Maybe all of this will change when we have more technologies that support formats that can handle mixed content as easily as XML.
Does anyone use Microsoft XPS? It looked rather interesting; like PDF without any interactivity (except for links) and with special support for publishing (color management, job tickets, etc.). And internally it is a collection of XML docs and binary data zipped together into a single file; pretty neat, must be easier to use in automated workflows.
2 replies →
databases are not structured documents, you can export them eg in JSON perfectly well. Or for that matter in SQL as is the usual practise. Marked up structured text is a different matter, XML still has a use case there.

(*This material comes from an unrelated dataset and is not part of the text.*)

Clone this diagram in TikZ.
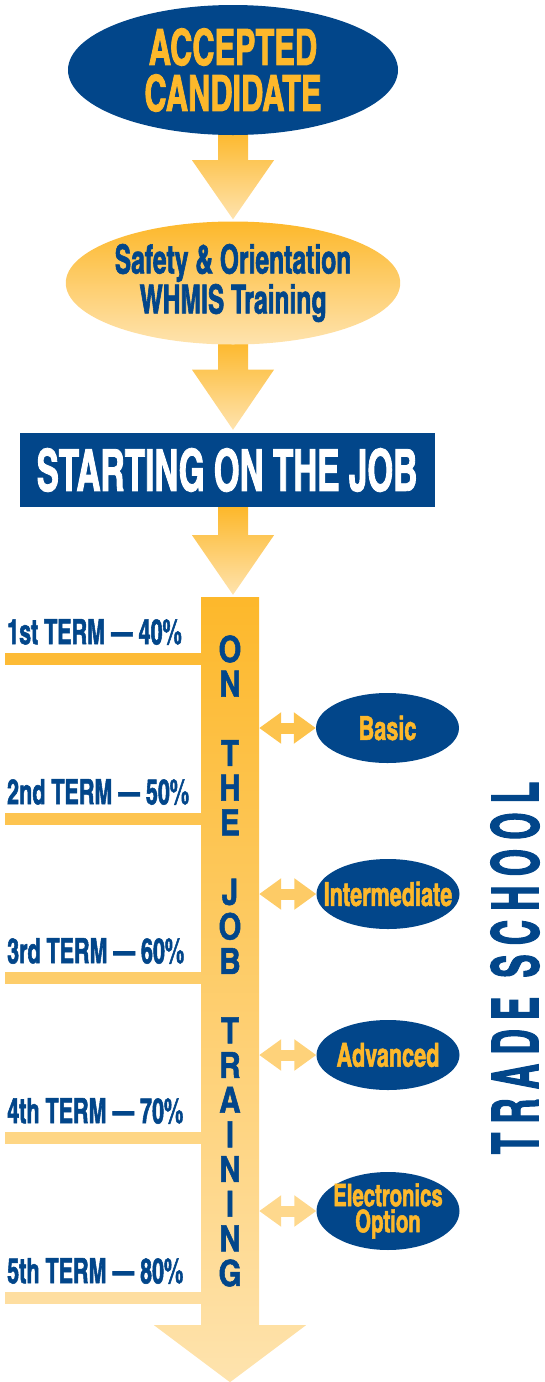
\documentclass[tikz,border=0pt]{standalone}
\usepackage{fontspec}
\newfontfamily\condfont{texgyreheroscn-bold.otf}[FakeStretch=0.75, FakeBold=1.5]
\newfontfamily\startfont{texgyreheroscn-bold.otf}[FakeStretch=0.7, FakeBold=1.5]
\newfontfamily\ovalfont{texgyreheroscn-bold.otf}[FakeStretch=0.8, FakeBold=1.5]
\newfontfamily\plaincondfont{texgyreheroscn-bold.otf}[FakeBold=1.5]
\newfontfamily\spacedfont{texgyreheroscn-bold.otf}[FakeStretch=0.66, LetterSpace=14, FakeBold=1.5]
\usepackage{tikz}
\usetikzlibrary{shapes.geometric, arrows.meta, positioning, backgrounds, calc}
\definecolor{SchoolNavy}{HTML}{02468A}
\definecolor{GoldTop}{HTML}{FDB82B}
\definecolor{GoldPale}{HTML}{FEE3AE}
\tikzset{
  % Node styles
  stageoval/.style={ellipse, fill=SchoolNavy, text=GoldTop, minimum width=330pt, minimum height=130pt, inner sep=0pt, align=center, font=\condfont\fontsize{50}{46}\selectfont},
  trainoval/.style={ellipse, top color=GoldTop, bottom color=GoldPale, minimum width=330pt, minimum height=123pt, inner sep=0pt, align=center, text=SchoolNavy, font=\condfont\fontsize{40}{40}\selectfont},
  startbox/.style={rectangle, fill=SchoolNavy, text=white, minimum width=415pt, minimum height=74pt, font=\startfont\fontsize{58}{58}\selectfont},
  schooloval/.style={ellipse, fill=SchoolNavy, text=GoldTop, minimum width=143pt, minimum height=70pt, inner ysep=0pt, inner xsep=-30pt, align=center, font=\ovalfont\fontsize{33}{25}\selectfont},
  termlabel/.style={inner sep=0pt, text=SchoolNavy, font=\condfont\fontsize{35}{35}\selectfont},
  trainbar/.style={rectangle, top color=GoldTop, bottom color=GoldPale!92!GoldTop, minimum width=58pt, minimum height=728pt, inner sep=0pt, align=center, text=SchoolNavy, font=\plaincondfont\fontsize{36}{34.67}\selectfont},
  tradelabel/.style={inner sep=0pt, text=SchoolNavy, font=\spacedfont\fontsize{65}{65}\selectfont},
  % Arrow styles
  flowarrow/.style={top color=GoldTop, bottom color=GoldPale},
  termline/.style={line width=12pt},
  bothway/.style={line width=11pt, {Triangle[length=22pt, width=30pt]}-{Triangle[length=22pt, width=30pt]}}
}
\begin{document}
\begin{tikzpicture}[x=1pt, y=-1pt]
  \useasboundingbox (0,0) rectangle (545,1382);

  % Entry stages
  \node[stageoval] (cand) at (233,70) {ACCEPTED\\CANDIDATE};
  \node[trainoval] (safety) at (233,283) {Safety \& Orientation\\WHMIS Training};
  \node[startbox] (start) at (227,470) {STARTING ON THE JOB};

  % On the job training bar
  \node[trainbar] (otj) at (230,961) {O\\N\\[34.67pt]T\\H\\E\\[34.67pt]J\\O\\B\\[34.67pt]T\\R\\A\\I\\N\\I\\N\\G};
  \shade[top color=GoldPale!92!GoldTop, bottom color=GoldPale] ($(otj.south)+(-76,0)$) -- ($(otj.south)+(76,0)$) -- ($(otj.south)+(0,57)$) -- cycle;

  % Terms
  \coordinate (m1) at (5,659);
  \coordinate (m2) at (5,819);
  \coordinate (m3) at (5,978);
  \coordinate (m4) at (5,1138);
  \coordinate (m5) at (5,1298);
  \node[termlabel, above right=14pt and 2pt of m1] (t1) {1st TERM — 40\%};
  \node[termlabel, above right=14pt and 2pt of m2] (t2) {2nd TERM — 50\%};
  \node[termlabel, above right=14pt and 2pt of m3] (t3) {3rd TERM — 60\%};
  \node[termlabel, above right=14pt and 2pt of m4] (t4) {4th TERM — 70\%};
  \node[termlabel, above right=14pt and 2pt of m5] (t5) {5th TERM — 80\%};
  \draw[termline, GoldPale!8!GoldTop] (m1) -- (m1 -| otj.west);
  \draw[termline, GoldPale!28!GoldTop] (m2) -- (m2 -| otj.west);
  \draw[termline, GoldPale!49!GoldTop] (m3) -- (m3 -| otj.west);
  \draw[termline, GoldPale!69!GoldTop] (m4) -- (m4 -| otj.west);
  \draw[termline, GoldPale!89!GoldTop] (m5) -- (m5 -| otj.west);

  % Trade school levels
  \node[schooloval] (basic) at (387.5,728) {Basic};
  \node[schooloval] (inter) at (388,894) {Intermediate};
  \node[schooloval] (adv) at (388,1055) {Advanced};
  \node[schooloval, font=\ovalfont\fontsize{31}{26}\selectfont] (elec) at (388,1211) {Electronics\\Option};
  \draw[bothway, GoldPale!25!GoldTop] (otj.east |- basic) -- (basic.west);
  \draw[bothway, GoldPale!45!GoldTop] (otj.east |- inter) -- (inter.west);
  \draw[bothway, GoldPale!60!GoldTop] (otj.east |- adv) -- (adv.west);
  \draw[bothway, GoldPale!75!GoldTop] (otj.east |- elec) -- (elec.west);

  \node[tradelabel, rotate=90] (trade) at (515,968) {TRADE SCHOOL};

  % Flow arrows
  \begin{scope}[on background layer]
    \shade[flowarrow] ($(cand.south)+(-15,-4)$) -- ($(cand.south)+(15,-4)$) -- ($(cand.south)+(15,25)$) -- ($(cand.south)+(41,25)$) -- ($(safety.north)+(0,-2)$) -- ($(cand.south)+(-41,25)$) -- ($(cand.south)+(-15,25)$) -- cycle;
    \shade[flowarrow] ($(safety.south)+(-15,-4)$) -- ($(safety.south)+(15,-4)$) -- ($(safety.south)+(15,25)$) -- ($(safety.south)+(41,25)$) -- ($(start.north)+(6,-3)$) -- ($(safety.south)+(-41,25)$) -- ($(safety.south)+(-15,25)$) -- cycle;
    \shade[flowarrow] ($(start.south)+(-9,0)$) -- ($(start.south)+(21,0)$) -- ($(start.south)+(21,28)$) -- ($(start.south)+(47,28)$) -- ($(otj.north)+(3,-2)$) -- ($(start.south)+(-35,28)$) -- ($(start.south)+(-9,28)$) -- cycle;
  \end{scope}
\end{tikzpicture}
\end{document}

I was a bit unclear. When I get database dumps, I get them as Excel files or as an XML document.
Most of the times the documents I get are hierarchically structured.
Yes, JSON could be fine as well. But it simply lacks a standard toolchain which XSLT ans its ilk proides.
I am not trying to defend XML in any way. I just want to say the two things:
a) my customers never deal with JSON, but often with XML, so JSON (and other formats) are not an issue for me b) There is a very nice toolchain for XML, including formatters, tranformation tools, database publishing tools (my very own: https://speedata.github.io/publisher/index.html) and many others. I have not found such a toolchain for other formats.
But XML does not map well to a database dump. A database is a set of sets of tuples. It is not generically hierarchical. It maps to a set of csv files say, as a transfer medium, but it is designed to be manipulated through relational calculus, which is not easily mapped to xslt.
You are using tools not because they map well to the problem space, but because they are the tools you have, which your customers want, and which you are familiar with, but that does not mean they are actually mapping well to the domain.